Frandan Tumukunde, a farmer and coffee marketing expert with extensive experience in China says the biggest challenge for Ugandan farmers is financing and as such, they are exploited by middlemen who buy coffee cheaply and sell it at exorbitant prices.

“If farmers are financed well, this will be overcome,” Tumukunde, who owns a Ugandan coffee brand that sells Ugandan coffee across Asia, says.

Tumukunde says he is happy that farming practices are improving.

“Uganda is the birth place of Robusta coffee and therefore Ugandan coffee is unique from other African coffees,” he says in reference to Uganda’s comparative advantage.

“Uganda is well placed according to the topography and high altitude because of the Equator; thus, we are producing good quality coffee,” he adds.

He says China has about 500m middle class people which Uganda can take advantage of.

“China is the youngest coffee market. Chinese have been drinking teas but are now shifting to drinking coffee,” he says.

He urges Ugandans especially the youth to grow more coffee and employ the best agronomic practices.

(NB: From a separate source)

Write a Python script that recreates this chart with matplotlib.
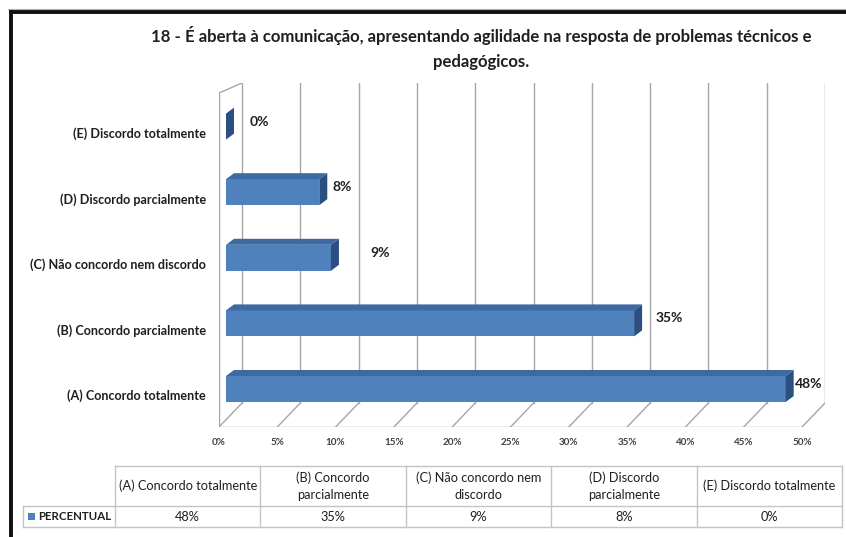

“Youth should take on coffee farming because the market is huge…China-Africa cooperation is good. If they can extend finance to the farmers, it will be good and kick out middlemen,” he says.

Increasing coffee exports to China

Uganda is looking to China to help quintuple the volume of coffee exports over the next five years. While that may sound ambitious, it may actually be achievable thanks to the surging demand for coffee in China’s largest and wealthiest cities.

China’s coffee market is estimated at US$11.5bn in annual sales and is expected to grow by 10% in the next five years.

Additionally, Coffee consumption in China is growing at between 15%-20% annually.  China is also Starbucks’ second largest market after the US.

Starbucks operates 4200 stores in China and plans to open up more 1800 stores in the next two years. 

Analysts say most of this growth is happening in tier one cities but inland cities (tier two/three cities) are yet to embrace coffee drinking.

Traditionally, Chinese have been drinking teas, but they are shifting to coffee given its aroma and unique taste.

To highlight how huge Chinese market is, in May this year, the Chinese bought 1.5 tonnes of Rwandan coffee beans within a minute in online auction.

With the increasing volumes of organically grown coffee, Uganda has an advantage over other African countries to capture the China coffee market.

Coffee is by far Uganda’s most important export as it generates 20%-30% of the country’s foreign exchange earnings.

According to Uganda Coffee Development Authority (UCDA) Coffee Roadmap, Uganda aims to produce 20m 60kg bags of coffee by 2030. This means that Uganda must look for market for the increasing coffee volumes. The China market is the new frontier.